Request: Copy out all the lines exactly. Omit pictures.

Extracted data entries:
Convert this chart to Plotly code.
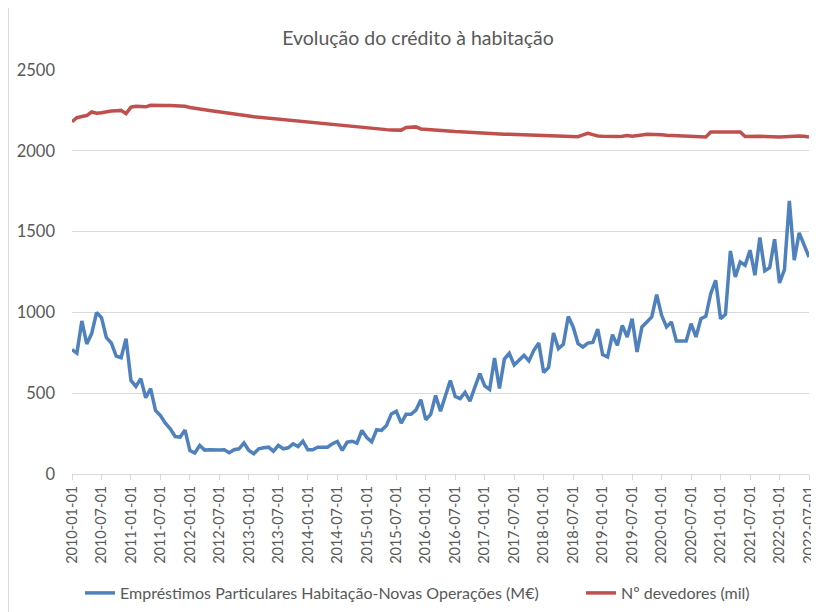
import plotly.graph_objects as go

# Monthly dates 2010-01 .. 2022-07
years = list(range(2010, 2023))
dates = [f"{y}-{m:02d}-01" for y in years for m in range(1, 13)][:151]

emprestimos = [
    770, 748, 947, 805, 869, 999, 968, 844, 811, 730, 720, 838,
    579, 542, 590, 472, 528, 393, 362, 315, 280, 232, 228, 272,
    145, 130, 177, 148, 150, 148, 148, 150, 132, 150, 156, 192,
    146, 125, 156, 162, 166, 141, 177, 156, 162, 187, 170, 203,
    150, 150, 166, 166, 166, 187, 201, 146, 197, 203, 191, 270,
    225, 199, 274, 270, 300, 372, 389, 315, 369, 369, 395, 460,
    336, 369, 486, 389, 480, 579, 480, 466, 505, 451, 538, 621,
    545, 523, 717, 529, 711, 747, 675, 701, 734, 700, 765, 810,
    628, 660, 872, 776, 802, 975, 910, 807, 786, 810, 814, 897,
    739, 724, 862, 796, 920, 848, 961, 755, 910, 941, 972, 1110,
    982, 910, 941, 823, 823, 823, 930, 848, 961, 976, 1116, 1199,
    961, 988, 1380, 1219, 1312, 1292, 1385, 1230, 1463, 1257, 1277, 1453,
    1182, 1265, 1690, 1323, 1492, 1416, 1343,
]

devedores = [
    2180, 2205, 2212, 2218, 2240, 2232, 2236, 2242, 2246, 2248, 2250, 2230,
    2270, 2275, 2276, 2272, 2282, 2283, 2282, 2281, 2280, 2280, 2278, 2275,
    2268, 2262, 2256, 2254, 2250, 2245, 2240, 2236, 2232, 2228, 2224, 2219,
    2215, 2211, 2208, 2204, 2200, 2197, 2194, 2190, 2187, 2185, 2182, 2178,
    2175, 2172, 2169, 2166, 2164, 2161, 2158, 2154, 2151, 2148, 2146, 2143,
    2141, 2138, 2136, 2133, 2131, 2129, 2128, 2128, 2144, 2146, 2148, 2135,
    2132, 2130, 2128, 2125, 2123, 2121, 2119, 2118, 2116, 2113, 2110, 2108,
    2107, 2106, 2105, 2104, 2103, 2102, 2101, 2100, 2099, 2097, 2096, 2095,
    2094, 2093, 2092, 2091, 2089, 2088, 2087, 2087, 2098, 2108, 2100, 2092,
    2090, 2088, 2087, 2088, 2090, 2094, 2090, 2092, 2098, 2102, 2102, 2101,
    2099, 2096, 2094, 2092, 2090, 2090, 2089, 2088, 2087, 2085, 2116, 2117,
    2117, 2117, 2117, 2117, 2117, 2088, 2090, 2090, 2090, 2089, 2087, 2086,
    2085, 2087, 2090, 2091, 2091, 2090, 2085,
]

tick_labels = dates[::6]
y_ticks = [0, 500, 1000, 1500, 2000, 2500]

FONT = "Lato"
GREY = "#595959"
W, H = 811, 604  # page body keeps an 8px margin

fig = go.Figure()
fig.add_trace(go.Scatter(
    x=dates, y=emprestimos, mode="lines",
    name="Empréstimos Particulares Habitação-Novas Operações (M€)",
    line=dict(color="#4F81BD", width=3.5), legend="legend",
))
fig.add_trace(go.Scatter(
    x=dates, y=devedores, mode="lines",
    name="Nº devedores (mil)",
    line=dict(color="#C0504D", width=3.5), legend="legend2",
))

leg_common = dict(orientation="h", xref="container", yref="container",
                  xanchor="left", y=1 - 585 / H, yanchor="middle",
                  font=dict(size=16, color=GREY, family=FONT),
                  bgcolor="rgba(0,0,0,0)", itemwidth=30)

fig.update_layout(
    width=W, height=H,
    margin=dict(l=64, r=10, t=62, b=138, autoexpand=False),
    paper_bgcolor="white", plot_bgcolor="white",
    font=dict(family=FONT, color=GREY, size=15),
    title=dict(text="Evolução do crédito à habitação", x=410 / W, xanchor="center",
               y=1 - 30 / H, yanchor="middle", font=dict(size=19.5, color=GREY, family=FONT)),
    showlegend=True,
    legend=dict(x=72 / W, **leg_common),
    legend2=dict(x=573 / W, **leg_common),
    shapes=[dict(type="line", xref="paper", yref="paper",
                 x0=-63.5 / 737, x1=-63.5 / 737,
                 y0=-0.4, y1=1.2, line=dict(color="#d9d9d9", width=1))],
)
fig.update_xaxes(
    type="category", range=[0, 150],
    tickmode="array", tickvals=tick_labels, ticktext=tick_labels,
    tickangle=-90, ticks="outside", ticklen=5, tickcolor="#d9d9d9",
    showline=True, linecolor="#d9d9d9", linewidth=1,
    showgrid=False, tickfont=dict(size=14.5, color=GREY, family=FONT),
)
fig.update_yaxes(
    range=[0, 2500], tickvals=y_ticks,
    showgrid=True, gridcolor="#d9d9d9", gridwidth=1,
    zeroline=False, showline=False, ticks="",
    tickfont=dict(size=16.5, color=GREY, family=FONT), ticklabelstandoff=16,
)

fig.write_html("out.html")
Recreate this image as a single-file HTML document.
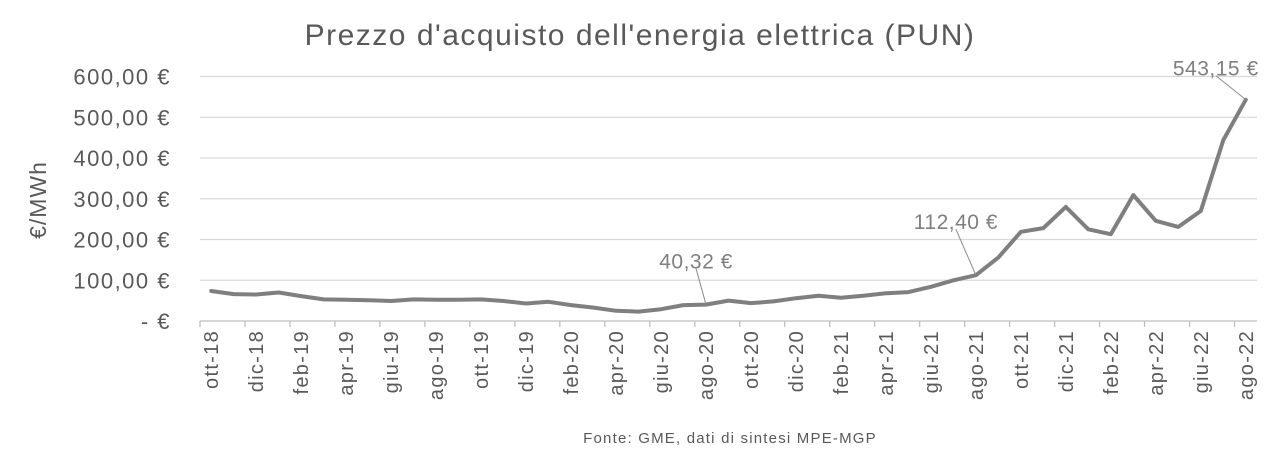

Exercise response:
Convert this chart to Plotly code.
import plotly.graph_objects as go

# Monthly dates 2010-01 .. 2022-07
years = list(range(2010, 2023))
dates = [f"{y}-{m:02d}-01" for y in years for m in range(1, 13)][:151]

emprestimos = [
    770, 748, 947, 805, 869, 999, 968, 844, 811, 730, 720, 838,
    579, 542, 590, 472, 528, 393, 362, 315, 280, 232, 228, 272,
    145, 130, 177, 148, 150, 148, 148, 150, 132, 150, 156, 192,
    146, 125, 156, 162, 166, 141, 177, 156, 162, 187, 170, 203,
    150, 150, 166, 166, 166, 187, 201, 146, 197, 203, 191, 270,
    225, 199, 274, 270, 300, 372, 389, 315, 369, 369, 395, 460,
    336, 369, 486, 389, 480, 579, 480, 466, 505, 451, 538, 621,
    545, 523, 717, 529, 711, 747, 675, 701, 734, 700, 765, 810,
    628, 660, 872, 776, 802, 975, 910, 807, 786, 810, 814, 897,
    739, 724, 862, 796, 920, 848, 961, 755, 910, 941, 972, 1110,
    982, 910, 941, 823, 823, 823, 930, 848, 961, 976, 1116, 1199,
    961, 988, 1380, 1219, 1312, 1292, 1385, 1230, 1463, 1257, 1277, 1453,
    1182, 1265, 1690, 1323, 1492, 1416, 1343,
]

devedores = [
    2180, 2205, 2212, 2218, 2240, 2232, 2236, 2242, 2246, 2248, 2250, 2230,
    2270, 2275, 2276, 2272, 2282, 2283, 2282, 2281, 2280, 2280, 2278, 2275,
    2268, 2262, 2256, 2254, 2250, 2245, 2240, 2236, 2232, 2228, 2224, 2219,
    2215, 2211, 2208, 2204, 2200, 2197, 2194, 2190, 2187, 2185, 2182, 2178,
    2175, 2172, 2169, 2166, 2164, 2161, 2158, 2154, 2151, 2148, 2146, 2143,
    2141, 2138, 2136, 2133, 2131, 2129, 2128, 2128, 2144, 2146, 2148, 2135,
    2132, 2130, 2128, 2125, 2123, 2121, 2119, 2118, 2116, 2113, 2110, 2108,
    2107, 2106, 2105, 2104, 2103, 2102, 2101, 2100, 2099, 2097, 2096, 2095,
    2094, 2093, 2092, 2091, 2089, 2088, 2087, 2087, 2098, 2108, 2100, 2092,
    2090, 2088, 2087, 2088, 2090, 2094, 2090, 2092, 2098, 2102, 2102, 2101,
    2099, 2096, 2094, 2092, 2090, 2090, 2089, 2088, 2087, 2085, 2116, 2117,
    2117, 2117, 2117, 2117, 2117, 2088, 2090, 2090, 2090, 2089, 2087, 2086,
    2085, 2087, 2090, 2091, 2091, 2090, 2085,
]

tick_labels = dates[::6]
y_ticks = [0, 500, 1000, 1500, 2000, 2500]

FONT = "Lato"
GREY = "#595959"
W, H = 811, 604  # page body keeps an 8px margin

fig = go.Figure()
fig.add_trace(go.Scatter(
    x=dates, y=emprestimos, mode="lines",
    name="Empréstimos Particulares Habitação-Novas Operações (M€)",
    line=dict(color="#4F81BD", width=3.5), legend="legend",
))
fig.add_trace(go.Scatter(
    x=dates, y=devedores, mode="lines",
    name="Nº devedores (mil)",
    line=dict(color="#C0504D", width=3.5), legend="legend2",
))

leg_common = dict(orientation="h", xref="container", yref="container",
                  xanchor="left", y=1 - 585 / H, yanchor="middle",
                  font=dict(size=16, color=GREY, family=FONT),
                  bgcolor="rgba(0,0,0,0)", itemwidth=30)

fig.update_layout(
    width=W, height=H,
    margin=dict(l=64, r=10, t=62, b=138, autoexpand=False),
    paper_bgcolor="white", plot_bgcolor="white",
    font=dict(family=FONT, color=GREY, size=15),
    title=dict(text="Evolução do crédito à habitação", x=410 / W, xanchor="center",
               y=1 - 30 / H, yanchor="middle", font=dict(size=19.5, color=GREY, family=FONT)),
    showlegend=True,
    legend=dict(x=72 / W, **leg_common),
    legend2=dict(x=573 / W, **leg_common),
    shapes=[dict(type="line", xref="paper", yref="paper",
                 x0=-63.5 / 737, x1=-63.5 / 737,
                 y0=-0.4, y1=1.2, line=dict(color="#d9d9d9", width=1))],
)
fig.update_xaxes(
    type="category", range=[0, 150],
    tickmode="array", tickvals=tick_labels, ticktext=tick_labels,
    tickangle=-90, ticks="outside", ticklen=5, tickcolor="#d9d9d9",
    showline=True, linecolor="#d9d9d9", linewidth=1,
    showgrid=False, tickfont=dict(size=14.5, color=GREY, family=FONT),
)
fig.update_yaxes(
    range=[0, 2500], tickvals=y_ticks,
    showgrid=True, gridcolor="#d9d9d9", gridwidth=1,
    zeroline=False, showline=False, ticks="",
    tickfont=dict(size=16.5, color=GREY, family=FONT), ticklabelstandoff=16,
)

fig.write_html("out.html")
Recreate this image as a single-file HTML document.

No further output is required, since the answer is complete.